Nonassociative Learning
A type of learning in which the organism changes it responsiveness to a stimulus that is presented repeatedly. There are two subtypes of nonassociative learning:
- Sensitization occurs when a stimulus that, although initially eliciting either a weak response or no response, begins to elicit stronger responses after:
(a) it is presented repeatedly, or
(b) it is presented after the presentation of a different stimulus that elicited a strong response.
An example of the first type of sensitization is the increasing sensitivity you might begin to feel when someone lightly tickles a small spot on the bottom of your foot. At first, you may not be bothered by
the tickle; but, if it continues, the tickling may begin to bother you and, perhaps, even make you laugh (that is, you become ticklish at that spot).
An example of the second type of sensitization
is the increase in your startle response to small noises, such as a screen door closing, after you have experienced an unexpected loud noise, such as a gunshot.
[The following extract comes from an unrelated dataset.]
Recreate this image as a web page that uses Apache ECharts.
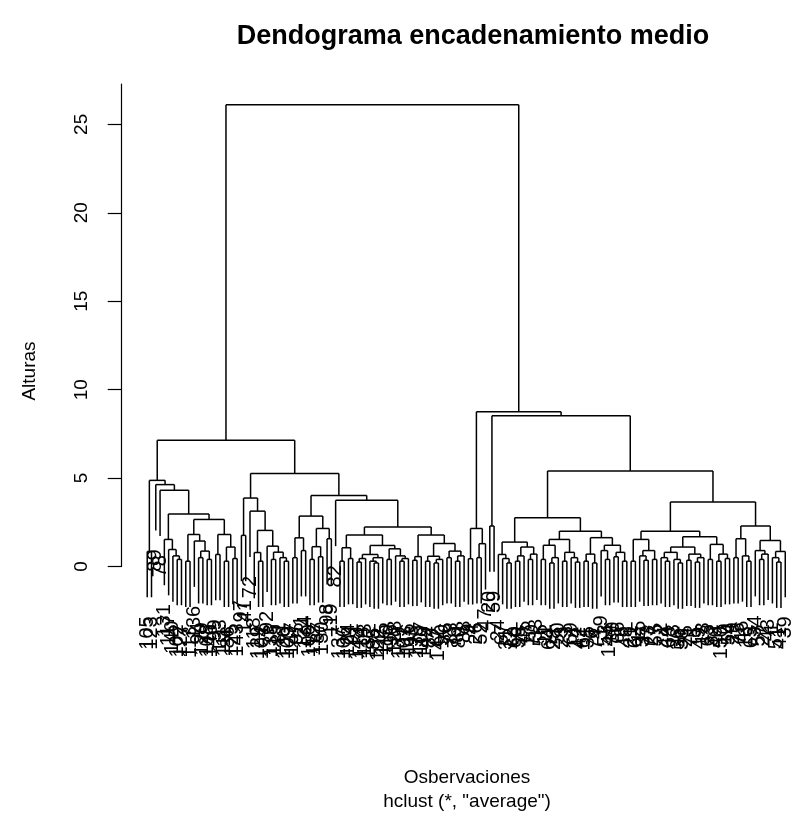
<!DOCTYPE html>
<html>
<head>
<meta charset="utf-8">
<script src="https://cdn.jsdelivr.net/npm/echarts@6/dist/echarts.min.js"></script>
<style>
  html, body { margin: 0; padding: 0; background: #ffffff; }
  #chart { width: 791px; height: 830px; }
</style>
</head>
<body>
<div id="chart"></div>
<script>
// Observation labels in dendrogram (left-to-right) order
const leafLabels = [
  105, 123, 89, 78, 131, 117, 140, 102, 127, 7, 113, 136, 94, 120, 108, 146, 99, 133, 111, 86,
  125, 143, 97, 141, 72, 118, 129, 104, 92, 138, 115, 81, 126, 109, 147, 95, 121, 134, 100, 112,
  87, 130, 98, 119, 82, 137, 106, 124, 91, 148, 114, 103, 132, 85, 122, 145, 110, 96, 128, 139,
  101, 116, 93, 135, 107, 149, 84, 77, 142, 90, 76, 83, 79, 80, 88,
  9, 4, 26, 52, 47, 20, 59, 24, 67, 31, 12, 60, 38, 45, 17, 70, 33, 56, 11, 64,
  28, 50, 23, 3, 69, 14, 42, 61, 35, 6, 74, 19, 53, 144, 30, 66, 8, 48, 21, 62,
  15, 37, 73, 27, 55, 2, 44, 68, 13, 36, 58, 25, 71, 5, 49, 18, 63, 32, 40, 150,
  10, 54, 29, 75, 46, 16, 65, 34, 57, 22, 43, 1, 51, 41, 39
];

// Merge height joining each pair of neighbouring leaves (cophenetic height)
const mergeGaps = [
  0.85, 4.87, 4.63, 4.31, 1.53, 0.96, 0.60, 0.40, 2.97, 0.30,
  1.81, 1.44, 0.50, 0.87, 0.40, 2.66, 0.68, 1.81, 0.30, 1.10,
  0.45, 7.14, 1.76, 3.87, 3.13, 0.79, 0.30, 2.04, 1.15, 0.40,
  0.81, 0.50, 0.30, 5.26, 0.50, 1.62, 0.90, 2.85, 0.40, 1.12,
  0.55, 2.15, 1.57, 4.02, 3.74, 0.30, 1.06, 0.45, 1.78, 0.25,
  0.45, 0.68, 0.30, 0.20, 0.50, 1.19, 0.40, 1.00, 0.60, 0.30,
  0.45, 2.23, 0.35, 0.56, 1.78, 0.30, 0.58, 0.20, 0.40, 1.30,
  0.50, 0.87, 0.30, 0.60, 26.10, 0.44, 2.15, 0.50, 1.29, 8.75,
  2.29, 8.52, 0.68, 0.45, 0.20, 1.38, 0.30, 0.60, 1.10, 0.40,
  0.70, 2.76, 0.40, 1.20, 0.20, 0.50, 1.53, 0.30, 0.80, 0.50,
  0.25, 2.00, 0.30, 0.70, 0.20, 1.63, 0.90, 0.40, 1.20, 0.55,
  0.80, 0.30, 5.40, 0.30, 1.53, 0.60, 0.35, 0.90, 0.40, 2.00,
  0.50, 0.30, 0.80, 0.40, 0.20, 1.10, 0.35, 0.70, 0.25, 0.50,
  1.68, 0.40, 1.25, 0.30, 0.70, 0.45, 3.65, 0.50, 1.57, 0.60,
  0.30, 2.29, 0.90, 0.40, 0.70, 1.47, 0.50, 0.25, 0.85
];

const heightTicks = [0, 5, 10, 15, 20, 25];

const FONT = '"Liberation Sans", Arial, Helvetica, sans-serif';
const nLeaves = leafLabels.length;
const hMax = Math.max(...mergeGaps);
const hMin = Math.min(...mergeGaps);
const hang = 0.1 * (hMax - hMin);

// Rebuild the binary tree: the largest neighbour height inside a run of
// leaves is the merge that splits that run into its two children.
const segments = [];
const leafEnds = [];
function build(lo, hi) {
  if (lo === hi) return { x: lo + 1, h: 0, leaf: true };
  let k = lo;
  for (let i = lo; i < hi; i++) if (mergeGaps[i] > mergeGaps[k]) k = i;
  const h = mergeGaps[k];
  const left = build(lo, k);
  const right = build(k + 1, hi);
  segments.push([left.x, h, right.x, h]);
  [left, right].forEach(function (c) {
    const bottom = c.leaf ? h - hang : c.h;
    segments.push([c.x, h, c.x, bottom]);
    if (c.leaf) leafEnds.push([c.x, bottom, c.x - 1]);
  });
  return { x: (left.x + right.x) / 2, h: h, leaf: false };
}
build(0, nLeaves - 1);

const chart = echarts.init(document.getElementById('chart'), null, { renderer: 'canvas' });

chart.setOption({
  backgroundColor: '#ffffff',
  animation: false,
  title: {
    text: 'Dendograma encadenamiento medio',
    left: 468,
    top: 18,
    textAlign: 'center',
    textStyle: { fontFamily: FONT, fontWeight: 'bold', fontSize: 27, color: '#000' }
  },
  grid: { left: 121.7, right: 0, top: 84, bottom: 263.5, outerBoundsMode: 'none' },
  xAxis: {
    type: 'value',
    min: -4.96,
    max: 151.34,
    show: false
  },
  yAxis: {
    type: 'value',
    min: 0,
    max: 27.28,
    interval: 5,
    axisLine: { show: true, onZero: false, lineStyle: { color: '#000', width: 1.2 } },
    axisTick: { show: true, length: 14, lineStyle: { color: '#000', width: 1.2 } },
    axisLabel: {
      show: true,
      rotate: 90,
      margin: 30,
      showMaxLabel: false,
      fontFamily: FONT,
      fontSize: 19,
      color: '#000'
    },
    splitLine: { show: false }
  },
  graphic: [
    {
      type: 'text', x: 30, y: 371, rotation: Math.PI / 2,
      style: { text: 'Alturas', font: '19px ' + FONT, fill: '#000', align: 'center', verticalAlign: 'middle' }
    },
    {
      type: 'text', x: 467, y: 778,
      style: { text: 'Osbervaciones', font: '19px ' + FONT, fill: '#000', align: 'center', verticalAlign: 'middle' }
    },
    {
      type: 'text', x: 467, y: 802,
      style: { text: 'hclust (*, "average")', font: '19px ' + FONT, fill: '#000', align: 'center', verticalAlign: 'middle' }
    }
  ],
  series: [
    {
      type: 'custom',
      name: 'ramas',
      coordinateSystem: 'cartesian2d',
      clip: false,
      silent: true,
      data: segments,
      encode: { x: [0, 2], y: [1, 3] },
      renderItem: function (params, api) {
        const p1 = api.coord([api.value(0), api.value(1)]);
        const p2 = api.coord([api.value(2), api.value(3)]);
        return {
          type: 'line',
          shape: { x1: p1[0], y1: p1[1], x2: p2[0], y2: p2[1] },
          style: { stroke: '#000', lineWidth: 1.5 }
        };
      }
    },
    {
      type: 'custom',
      name: 'etiquetas',
      coordinateSystem: 'cartesian2d',
      clip: false,
      silent: true,
      data: leafEnds,
      encode: { x: 0, y: 1 },
      renderItem: function (params, api) {
        const p = api.coord([api.value(0), api.value(1)]);
        return {
          type: 'text',
          x: p[0],
          y: p[1] + 19,
          rotation: Math.PI / 2,
          style: {
            text: String(leafLabels[api.value(2)]),
            font: '20px ' + FONT,
            fill: '#000',
            align: 'right',
            verticalAlign: 'middle'
          }
        };
      }
    }
  ]
});
</script>
</body>
</html>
- Habituation occurs when a stimulus that, although initially eliciting a strong reflexive response, elicits increasingly weaker reflexive responses when it is presented repeatedly. For example, unexpected loud noise reflexively elicit a startle response. If the loud noise is presented repeatedly, however, the startle response will decrease in most people and perhaps even disappear. Habituation differs from extinction of a conditioned response in that the latter involves a decrease of a classically conditioned response (a learned automatic response), whereas the former involves a decrease of a reflexive response which one either was born with (for example, the startle response) or that developed through maturation of the nervous system (for example, ???).